Write Your College Essays In Summer [VLOG]

The Common App is live now and, Seniors, you can write most of your essays!  Start an application for each of your colleges and before you fill in the data, just get the prompts and paste them into your Essays organizer.  Start all of your rough drafts before school starts, and use our Essay organizer to work smarter, not harder.  You can recycle some of your essays (carefully), and you can get editing help from teachers and counselors. This is a lot of work, so protect your Senior year and do this stuff now. Senior year is SO much fun; let’s get these rough drafts off of your plate!  Check out the vlog for more tips, or read the transcript below. Happy writing!

 
Write Your Essays In Summer
Hello kids, welcome to another edition of the CollegeMapper vlog. Today’s topic is about writing your essays now in the summer.

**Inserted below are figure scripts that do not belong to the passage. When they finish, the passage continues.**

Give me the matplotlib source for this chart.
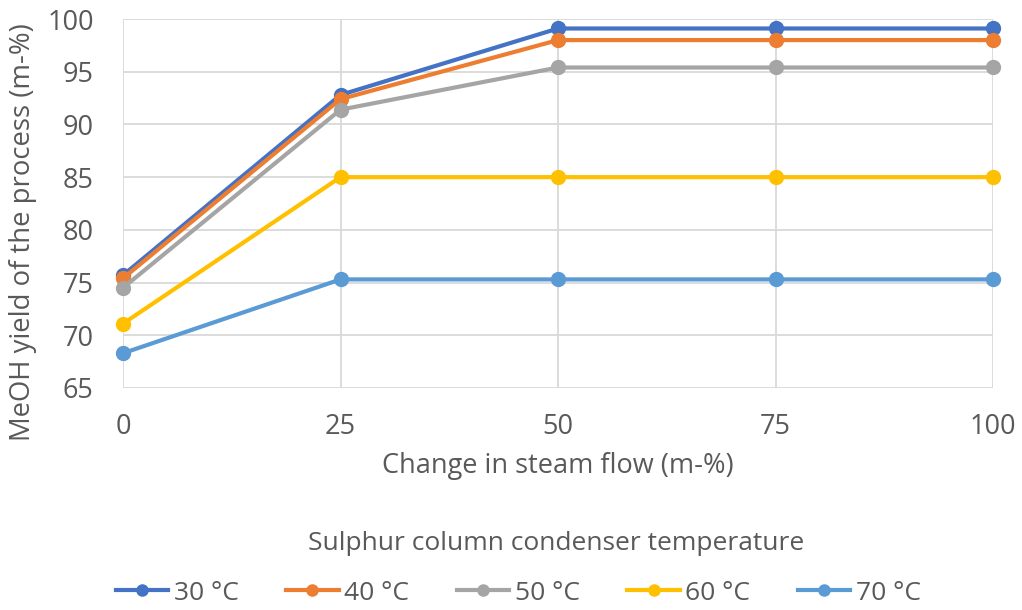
import matplotlib.pyplot as plt

plt.rcParams['font.family'] = ['Open Sans', 'DejaVu Sans']

steam = [0, 25, 50, 75, 100]
labels = ['30 °C', '40 °C', '50 °C', '60 °C', '70 °C']
colors = ['#4472C4', '#ED7D31', '#A5A5A5', '#FFC000', '#5B9BD5']
yield_30 = [75.7, 92.8, 99.1, 99.1, 99.1]
yield_40 = [75.4, 92.4, 98.0, 98.0, 98.0]
yield_50 = [74.5, 91.4, 95.4, 95.4, 95.4]
yield_60 = [71.1, 85.0, 85.0, 85.0, 85.0]
yield_70 = [68.3, 75.3, 75.3, 75.3, 75.3]
series = [yield_30, yield_40, yield_50, yield_60, yield_70]

grey = '#595959'
fs = 19.5

fig = plt.figure(figsize=(10.22, 6.1), dpi=100)
ax = fig.add_axes([123/1022, 1 - 388/610, (993-123)/1022, (388-19)/610])

for vals, lab, c in zip(series, labels, colors):
    ax.plot(steam, vals, color=c, linewidth=3, marker='o', markersize=10,
            label=lab, clip_on=False, zorder=3)

ax.set_xlim(0, 100)
ax.set_ylim(65, 100)
ax.set_xticks(steam)
ax.set_yticks(range(65, 101, 5))
ax.grid(True, color='#d9d9d9', linewidth=1.3)
ax.set_axisbelow(True)
for s in ax.spines.values():
    s.set_visible(False)
ax.tick_params(axis='x', length=0, labelsize=fs, colors=grey, pad=18)
ax.tick_params(axis='y', length=0, labelsize=fs, colors=grey, pad=21)

ax.set_xlabel('Change in steam flow (m-%)', fontsize=fs, color=grey, labelpad=8)
ax.set_ylabel('MeOH yield of the process (m-%)', fontsize=19.8, color=grey,
              va='center', ha='center')
# label sits a bit below the axes centre, as in the original layout
ax.yaxis.set_label_coords(-100/870, 1 - 213/369)

fig.text(556/1022, 1 - 543/610, 'Sulphur column condenser temperature',
         fontsize=19, color=grey, ha='center', va='center')
leg = fig.legend(loc='center', bbox_to_anchor=(0.507, 1 - 593/610), ncol=5,
                 frameon=False, fontsize=19, handlelength=2.0,
                 columnspacing=1.8, handletextpad=0.2, markerscale=0.8)
for t in leg.get_texts():
    t.set_color(grey)

fig.savefig('out.png', dpi=100)
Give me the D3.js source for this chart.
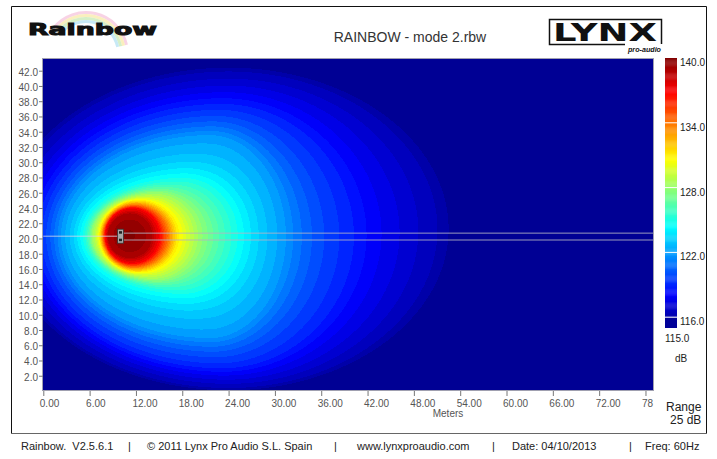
<!DOCTYPE html>
<html>
<head>
<meta charset="UTF-8">
<title>RAINBOW - mode 2.rbw</title>
<script src="https://cdn.jsdelivr.net/npm/d3@7"></script>
<style>
html, body { margin: 0; padding: 0; background: #fff; }
svg { display: block; font-family: "Liberation Sans", Arial, sans-serif; }
</style>
</head>
<body>
<script>
// SPL contours (dB), extents in metres
var levels        = [139, 137, 134, 131, 128, 125, 122, 119, 117, 116];
var contourLeft   = [8.4, 8.0, 7.7, 7.3, 6.3, 5.3, 2.5, -0.5, -3.0, -5.0];
var contourRight  = [14.0, 15.1, 16.2, 17.4, 20.3, 24.8, 31.0, 39.5, 47.5, 52.5];
var contourWidest = [11.2, 11.5, 11.8, 12.3, 14.5, 18.0, 21.5, 23.0, 24.0, 24.0];
var contourTop    = [23.2, 24.0, 24.4, 25.0, 26.0, 27.7, 33.3, 37.3, 40.5, 42.4];
var contourBottom = [17.5, 16.7, 16.2, 15.6, 14.6, 13.0, 7.2, 3.2, 1.2, 0.1];
var peakLevel = 140, floorLevel = 115.6;

var source = {x: 10.0, y: 20.3};
var beamTop = 20.7, beamBottom = 19.8;

var xTicks = [0, 6, 12, 18, 24, 30, 36, 42, 48, 54, 60, 66, 72, 78];
var xTickLabels = ["0.00", "6.00", "12.00", "18.00", "24.00", "30.00", "36.00", "42.00",
                   "48.00", "54.00", "60.00", "66.00", "72.00", "78"];
var yTicks = [2, 4, 6, 8, 10, 12, 14, 16, 18, 20, 22, 24, 26, 28, 30, 32, 34, 36, 38, 40, 42];
var cbTicks = [140, 134, 128, 122, 116];
var cbMin = 115, cbMax = 140;
var jetStops = ["#000080", "#0000ff", "#0080ff", "#00ffff", "#80ff80", "#ffff00", "#ff8000", "#ff0000", "#800000"];

var footer = ["Rainbow.  V2.5.6.1", "|", "\u00a9 2011 Lynx Pro Audio S.L. Spain", "|",
              "www.lynxproaudio.com", "|", "Date: 04/10/2013", "|", "Freq: 60Hz"];
var footerX = [21, 128, 147, 334, 357, 492, 512, 629, 645];

var width = 717, height = 459;

var svg = d3.select("body").append("svg")
    .attr("width", width)
    .attr("height", height);

var x = d3.scaleLinear().domain([0, 79]).range([43.3, 653.2]);
var y = d3.scaleLinear().domain([0, 43.6]).range([391, 58.5]);

var color = d3.scaleLinear()
    .domain(d3.range(jetStops.length).map(function (i) { return cbMin + i * (cbMax - cbMin) / (jetStops.length - 1); }))
    .range(jetStops)
    .clamp(true);

// frame
svg.append("path")
    .attr("d", "M11.5,433 V6.5 H706.5 V433")
    .attr("fill", "none").attr("stroke", "#111").attr("stroke-width", 1);
svg.append("line")
    .attr("x1", 11).attr("x2", 707).attr("y1", 433.5).attr("y2", 433.5)
    .attr("stroke", "#666");

// Rainbow logo
var logo = svg.append("g");
var arcColors = ["#f6c4dc", "#f8eaa8", "#c8eab4", "#b4e2f2"];
arcColors.forEach(function (c, i) {
    logo.append("path")
        .attr("d", d3.arc()({innerRadius: 40 - i * 3, outerRadius: 43 - i * 3, startAngle: -0.9, endAngle: 1.35}))
        .attr("transform", "translate(86,54)")
        .attr("fill", c).attr("opacity", 0.75);
});
logo.append("text")
    .attr("x", 28).attr("y", 35)
    .attr("font-family", "DejaVu Sans").attr("font-weight", "bold").attr("font-size", 16)
    .attr("textLength", 129).attr("lengthAdjust", "spacingAndGlyphs")
    .attr("fill", "#111").attr("stroke", "#111").attr("stroke-width", 1)
    .text("Rainbow");

// title
svg.append("text")
    .attr("x", 410).attr("y", 41.5)
    .attr("text-anchor", "middle").attr("font-size", 14).attr("fill", "#333")
    .text("RAINBOW - mode 2.rbw");

// LYNX logo
var lynx = svg.append("g");
lynx.append("path")
    .attr("d", "M625,44.5 H549.5 V19.5 H661.5 V44")
    .attr("fill", "none").attr("stroke", "#111").attr("stroke-width", 1.5);
lynx.append("text")
    .attr("x", 553).attr("y", 41)
    .attr("font-family", "DejaVu Sans").attr("font-weight", "bold").attr("font-size", 24)
    .attr("textLength", 104).attr("lengthAdjust", "spacingAndGlyphs")
    .attr("fill", "#111")
    .text("LYNX");
lynx.append("text")
    .attr("x", 628).attr("y", 52)
    .attr("font-weight", "bold").attr("font-style", "italic").attr("font-size", 7)
    .attr("textLength", 33).attr("lengthAdjust", "spacingAndGlyphs")
    .attr("fill", "#111")
    .text("pro-audio");

// SPL map: each contour is two half-ellipses joined at its widest point
function levelAt(px, py) {
    var prev = null;
    for (var i = 0; i < levels.length; i++) {
        var w = contourWidest[i];
        var a = px < w ? w - contourLeft[i] : contourRight[i] - w;
        var cy = (contourTop[i] + contourBottom[i]) / 2, b = (contourTop[i] - contourBottom[i]) / 2;
        var f = Math.hypot((px - w) / a, (py - cy) / b);
        if (f < 1) {
            if (i === 0) return peakLevel - (peakLevel - levels[0]) * f;
            var g = (prev - 1) / ((prev - 1) + (1 - f));
            return levels[i - 1] + g * (levels[i] - levels[i - 1]);
        }
        prev = f;
    }
    return floorLevel;
}

var x0 = Math.round(x.range()[0]), x1 = Math.round(x.range()[1]);
var y0 = Math.round(y.range()[1]), y1 = Math.round(y.range()[0]);
var cw = x1 - x0, ch = y1 - y0;
var canvas = document.createElement("canvas");
canvas.width = cw; canvas.height = ch;
var ctx = canvas.getContext("2d");
var img = ctx.createImageData(cw, ch);
for (var j = 0; j < ch; j++) {
    var my = y.invert(y0 + j + 0.5);
    for (var i = 0; i < cw; i++) {
        var mx = x.invert(x0 + i + 0.5);
        var L = Math.round(levelAt(mx, my) * 2) / 2;
        var c = d3.rgb(color(L));
        var k = (j * cw + i) * 4;
        img.data[k] = c.r; img.data[k + 1] = c.g; img.data[k + 2] = c.b; img.data[k + 3] = 255;
    }
}
ctx.putImageData(img, 0, 0);

var plot = svg.append("g");
plot.append("image")
    .attr("x", x0).attr("y", y0).attr("width", cw).attr("height", ch)
    .attr("preserveAspectRatio", "none")
    .attr("href", canvas.toDataURL());

// aiming lines and source
plot.append("line")
    .attr("x1", x(0)).attr("x2", x(source.x)).attr("y1", y(source.y)).attr("y2", y(source.y))
    .attr("stroke", "#d8d8e8").attr("stroke-opacity", 0.8);
[beamTop, beamBottom].forEach(function (b) {
    plot.append("line")
        .attr("x1", x(source.x)).attr("x2", x(79)).attr("y1", y(b)).attr("y2", y(b))
        .attr("stroke", "#b4b4c4").attr("stroke-opacity", 0.85);
});
plot.append("rect")
    .attr("x", x(source.x) - 3).attr("y", y(source.y) - 7).attr("width", 6).attr("height", 14)
    .attr("fill", "#a8a8a8").attr("stroke", "#333").attr("stroke-width", 0.8);
plot.append("rect")
    .attr("x", x(source.x) - 1.5).attr("y", y(source.y) - 5).attr("width", 3).attr("height", 2.5)
    .attr("fill", "#222");
plot.append("rect")
    .attr("x", x(source.x) - 1.5).attr("y", y(source.y) + 2.5).attr("width", 3).attr("height", 2.5)
    .attr("fill", "#222");

plot.append("rect")
    .attr("x", x0 - 0.5).attr("y", y0 - 0.5).attr("width", cw + 1).attr("height", ch)
    .attr("fill", "none").attr("stroke", "#a0a0b0");

// axes
var xAxis = svg.append("g")
    .attr("transform", "translate(0," + y1 + ")")
    .call(d3.axisBottom(x).tickValues(xTicks).tickSize(5).tickPadding(4)
        .tickFormat(function (d, i) { return xTickLabels[i]; }));
xAxis.select(".domain").remove();
xAxis.selectAll("line").attr("stroke", "#777");
xAxis.selectAll("text")
    .attr("text-anchor", "start").attr("dx", -4)
    .attr("font-size", 10).attr("font-family", "Liberation Sans, Arial, sans-serif").attr("fill", "#555");

var yAxis = svg.append("g")
    .attr("transform", "translate(" + x0 + ",0)")
    .call(d3.axisLeft(y).tickValues(yTicks).tickSize(4).tickPadding(1).tickFormat(d3.format(".1f")));
yAxis.select(".domain").remove();
yAxis.selectAll("line").attr("stroke", "#777");
yAxis.selectAll("text")
    .attr("dy", "0.45em")
    .attr("font-size", 10).attr("font-family", "Liberation Sans, Arial, sans-serif").attr("fill", "#555");

svg.append("text")
    .attr("x", 448).attr("y", 417)
    .attr("text-anchor", "middle").attr("font-size", 10).attr("fill", "#555")
    .text("Meters");

// colour bar
var cb = d3.scaleLinear().domain([cbMin, cbMax]).range([328, 58]);
var cbX = 665, cbW = 12;
var cbG = svg.append("g");
cbG.selectAll("rect")
    .data(d3.range(116, 140, 0.1))
    .enter().append("rect")
    .attr("x", cbX).attr("width", cbW)
    .attr("y", function (d) { return cb(d + 0.1); })
    .attr("height", function (d) { return cb(d) - cb(d + 0.1) + 0.3; })
    .attr("fill", function (d) { return color(d + 0.05); });
cbG.append("rect")
    .attr("x", cbX).attr("width", cbW)
    .attr("y", cb(116)).attr("height", cb(cbMin) - cb(116))
    .attr("fill", color(floorLevel));
cbG.selectAll("line.sep")
    .data(cbTicks.slice(1))
    .enter().append("line")
    .attr("class", "sep")
    .attr("x1", cbX).attr("x2", cbX + cbW)
    .attr("y1", function (d) { return cb(d); }).attr("y2", function (d) { return cb(d); })
    .attr("stroke", "#fff").attr("stroke-width", 1);
cbG.selectAll("text.tick")
    .data(cbTicks)
    .enter().append("text")
    .attr("class", "tick")
    .attr("x", cbX + cbW + 3)
    .attr("y", function (d) { return cb(d) + 8; })
    .attr("font-size", 10).attr("fill", "#222")
    .text(function (d) { return d.toFixed(1); });

svg.append("text").attr("x", 665).attr("y", 342).attr("font-size", 10).attr("fill", "#222").text(cbMin.toFixed(1));
svg.append("text").attr("x", 675).attr("y", 362).attr("font-size", 10).attr("fill", "#222").text("dB");
svg.append("text").attr("x", 666).attr("y", 411).attr("font-size", 12).attr("fill", "#222").text("Range");
svg.append("text").attr("x", 670).attr("y", 424).attr("font-size", 12).attr("fill", "#222")
    .text((cbMax - cbMin) + " dB");

// footer
svg.selectAll("text.footer")
    .data(footer)
    .enter().append("text")
    .attr("class", "footer")
    .attr("x", function (d, i) { return footerX[i]; })
    .attr("y", 450)
    .attr("font-size", 11).attr("fill", "#222")
    .attr("xml:space", "preserve")
    .text(function (d) { return d; });
</script>
</body>
</html>
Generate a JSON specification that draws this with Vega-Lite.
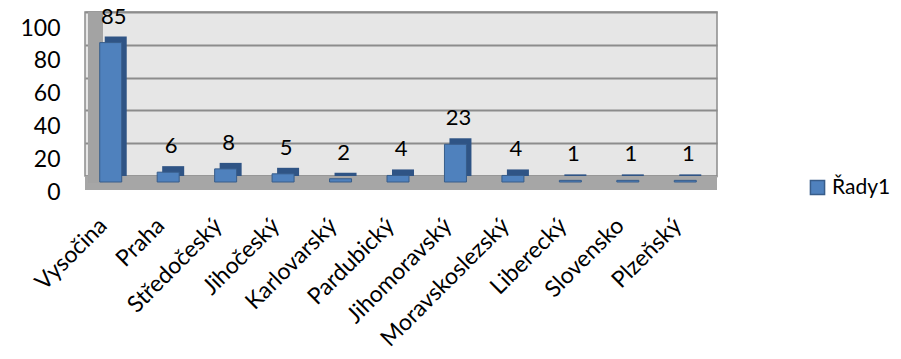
{
  "$schema": "https://vega.github.io/schema/vega-lite/v6.json",
  "width": 632,
  "height": 164,
  "autosize": {"type": "none"},
  "padding": {"left": 85, "top": 12, "right": 184, "bottom": 183},
  "background": "white",
  "config": {
    "font": "Lato",
    "view": {"fill": "#E6E6E6", "stroke": "#8C8C8C", "strokeWidth": 1.5}
  },
  "data": {
    "values": [
      {"kraj": "Vysočina", "pocet": 85},
      {"kraj": "Praha", "pocet": 6},
      {"kraj": "Středočeský", "pocet": 8},
      {"kraj": "Jihočeský", "pocet": 5},
      {"kraj": "Karlovarský", "pocet": 2},
      {"kraj": "Pardubický", "pocet": 4},
      {"kraj": "Jihomoravský", "pocet": 23},
      {"kraj": "Moravskoslezský", "pocet": 4},
      {"kraj": "Liberecký", "pocet": 1},
      {"kraj": "Slovensko", "pocet": 1},
      {"kraj": "Plzeňský", "pocet": 1}
    ]
  },
  "encoding": {
    "x": {
      "field": "kraj",
      "type": "nominal",
      "sort": null,
      "scale": {"paddingInner": 0.6, "paddingOuter": 0.3},
      "axis": {
        "title": null,
        "labelAngle": -45,
        "labelFontSize": 23,
        "labelColor": "#000000",
        "labelPadding": 38,
        "labelOffset": -18,
        "labelOverlap": false,
        "labelLimit": 400,
        "ticks": false,
        "domain": false,
        "grid": false
      }
    }
  },
  "layer": [
    {
      "mark": {"type": "rule", "color": "#A6A6A6", "strokeWidth": 14, "yOffset": 7},
      "encoding": {
        "x": null,
        "y": {
          "datum": 0,
          "type": "quantitative",
          "scale": {"domain": [0, 100]},
          "axis": {
            "title": null,
            "values": [0, 20, 40, 60, 80, 100],
            "tickCount": 10,
            "labelFontSize": 23,
            "labelColor": "#000000",
            "labelPadding": 25,
            "labelOffset": 16,
            "labelOverlap": false,
            "labelFlush": false,
            "ticks": false,
            "domain": false,
            "grid": true,
            "gridColor": "#8C8C8C",
            "gridWidth": 2
          }
        }
      }
    },
    {
      "mark": {"type": "rule", "color": "#A3A3A3", "strokeWidth": 14, "xOffset": -7, "yOffset": 7},
      "encoding": {
        "x": {"datum": "Vysočina", "type": "nominal", "bandPosition": 0},
        "y": {"datum": 0, "type": "quantitative"},
        "y2": {"datum": 100}
      }
    },
    {
      "mark": {"type": "bar", "color": "#2F5485", "size": 22, "xOffset": 2},
      "encoding": {
        "y": {"field": "pocet", "type": "quantitative"}
      }
    },
    {
      "mark": {"type": "bar", "size": 22, "xOffset": -3, "yOffset": 6, "stroke": "#385D8A", "strokeWidth": 1},
      "encoding": {
        "y": {"field": "pocet", "type": "quantitative"},
        "color": {
          "datum": "Řady1",
          "type": "nominal",
          "scale": {"range": ["#4F81BD"]},
          "legend": {
            "title": null,
            "orient": "none",
            "legendX": 722,
            "legendY": 165,
            "symbolType": "square",
            "symbolSize": 200,
            "symbolStrokeColor": "#385D8A",
            "symbolStrokeWidth": 1.5,
            "labelFontSize": 21,
            "labelColor": "#000000"
          }
        }
      }
    },
    {
      "mark": {"type": "text", "baseline": "bottom", "dy": -8, "fontSize": 22, "color": "#000000"},
      "encoding": {
        "y": {"field": "pocet", "type": "quantitative"},
        "text": {"field": "pocet", "type": "quantitative"}
      }
    }
  ]
}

It’s August and the Common App is live so you can get most, well maybe not most, but a lot of your essay prompts from the Common App; it’s only August 2nd today. I do have some tips for those of you who are writing your essays in the summer. And you are the smart ones, by the way. I recommend that everyone write their essays in the summer because Senior year fall is so much fun. There are tons of fun activities at school and writing all these essays for your college applications can be the equivalent of an AP class, so the bigger the head start you have–even having them all finished before school starts–is absolutely fabulous. So let’s get started with some tricks and tips!
 
Number one: organize a master list of your writing prompts, that way you can see if there is overlap. Don’t write the same essay twice; there is no reason for you to do that. You can send the same essay to two or three different colleges if they’re asking the same question. If you put their name in it, you need to be very careful to change the names, which I think comes up again later. So organize your list, and look for any place you can work smarter, not harder.
 
And then be very aware of old prompts on the Internet. You can’t just go on the college’s website, see the prompts, and write to them because they might be from last year. Some of the colleges haven’t updated their new applications. So be very, very careful. If you do not see the numbers “2013,” then I would not write that prompt, I would call the college. Every year I have some kiddos who spend two and three hours working really hard on an essay only to log in two weeks later and find that the new application has launched and the essay that they wrote actually applies not at all, it was a complete waste of time. So don’t let that happen to you, call the colleges, make sure the prompts are fresh, look for 2013.
 
Recycle your essays, like we talked about a minute ago, but carefully if you’re putting the names of colleges in the essays. Be very careful to change those, they get the wrong-named essays all the time. I think they alternate between laughing about it and being insulted so just be very careful when you’re recycling.
 
Edit your essays and even have other people help you with that editing process, or look at the essays and give you feedback, but don’t edit them so much that they lose your voice. And you certainly don’t want your essays to sound like a fifty-year-old man; you want them to sound like an eighteen-year-old teenager.  Be very careful whom you ask for advice. I think English teachers and guidance counselors are always safe because we’ve been working with teenagers for ten, twenty, thirty years, and we know what the teenage voice is supposed to sound like. Parents and aunts and uncles and well-meaning relatives might be good choices but can often make you sound too mature. And anybody who has been reading teenage writing for twenty years can spot adult writing at fifty paces. So be very, very careful about having a different voice than your own, or just editing the flavor and the voice right out of a piece when you get too many editors. So I recommend just one or two editors, but don’t go much past that or you can start to edit the voice right out of the piece.
 
So those are my best tips for you and the number one piece of advice I have is you should write those essays in the summertime. Get them done before school starts; trust me, kid, I’ve been doing this for years. You’ll save yourself a world of hurt in the fall.
 
All right…take care, good luck! Bye!